Clubhouse finally got an Android release, and while many people clamored for such a thing months ago, others argue that it’s too little, too late.

If you aren’t familiar with Clubhouse, it’s an audio-only “social platform” that encourages discussions through live chat rooms. Users can drop into various rooms and listen to people talk, request the option to chime in, and follow a variety of rooms (or “topics”) to stay engaged over time. Users can even create their own rooms that feature them as speakers.

Clubhouse also has a certain allure to it in that the app requires new users to put their names on a waitlist that creates an “invite-only” culture of exclusivity.

But while iPhone users have had access to Clubhouse since its inception, Android users have been not-so-patiently waiting for their own release—and, now that Clubhouse for Android is available, it may have outstayed its welcome.

Part of the problem is the launch itself. The Android Clubhouse app launched with limited functionality; Android users weren’t able to follow the topics they like, change their account information, and so on. This made the release feel underwhelming, further highlighting Clubhouse’s affinity for Apple users.
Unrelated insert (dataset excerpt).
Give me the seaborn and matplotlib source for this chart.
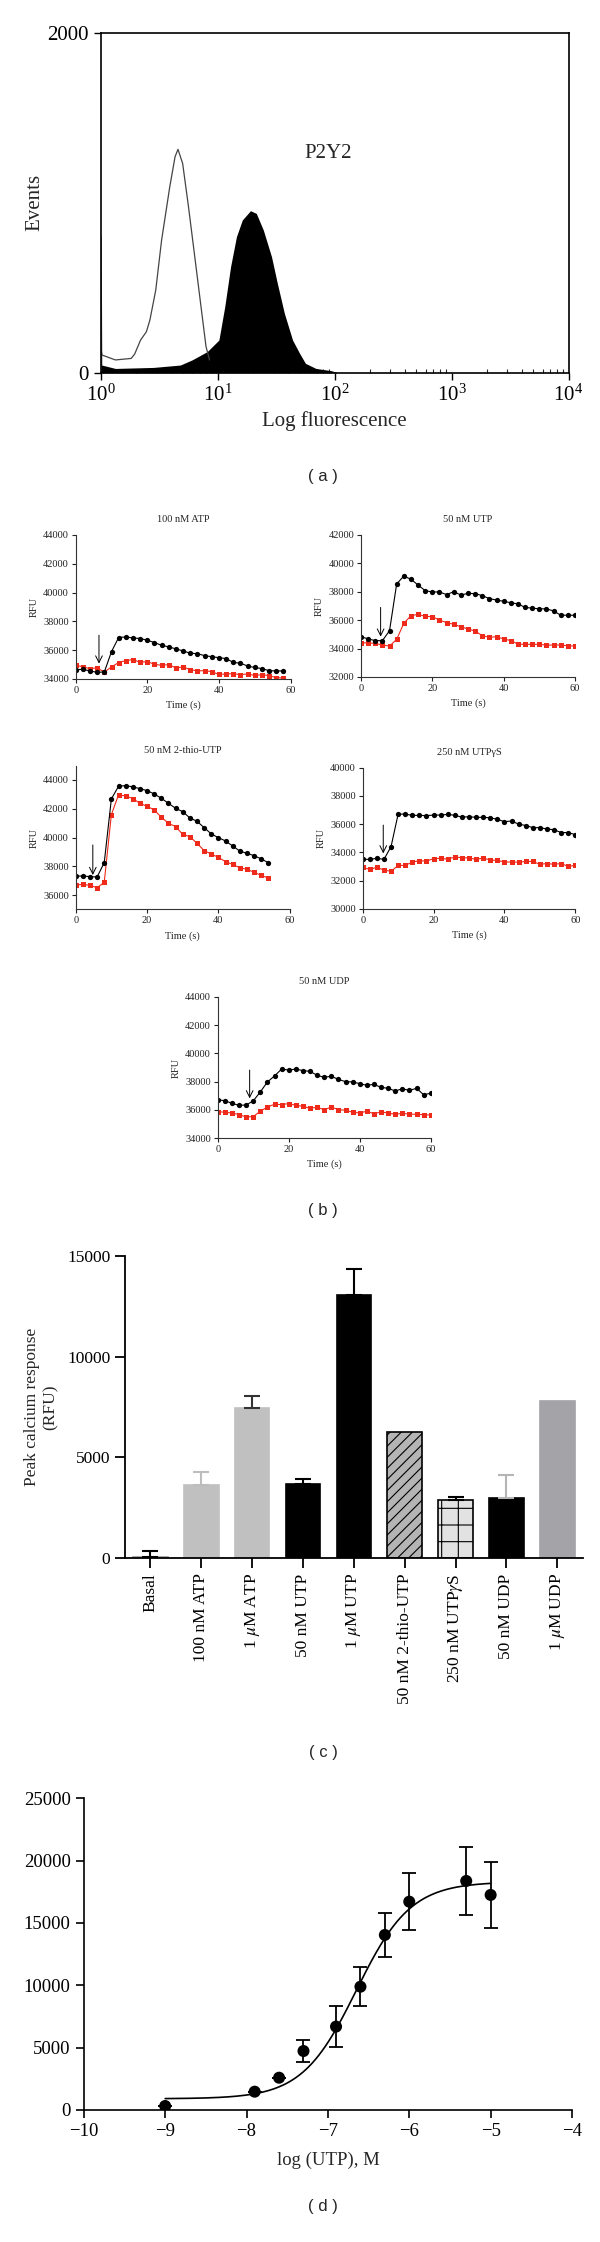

A more complicated problem is the prevalence of audio options in other social media services. Slack, for example, recently released their audio-only rooms, and services such as Twitter, Facebook, and Instagram have placed a spotlight on voice-only mediums of expression.

Initially, Clubhouse was the only app to incorporate audio as a strong central focus, but the ubiquitous fascination with voice-posting has expanded to comprise most major communication platforms. As such, Clubhouse’s sought-after exclusivity is no more—something that was also arguably damaged by expanding to Android.

It should be noted that interest in the app itself is decreasing, and not just on Android. Social Media Today reported that, in March of 2021, Clubhouse downloads were down 72 percent from February’s 9.6 million downloads. The publication also pointed out that difficulty finding rooms was a substantial issue that is unlikely to do anything but worsen with a surge of Android users, necessitating some back-end fixes from the owners.

As it sits, Clubhouse is still very much in use, and Android users are poised to reignite interest as iOS users stagnate. Whether or not that interest will persevere in the current social media ecosystem remains to be seen.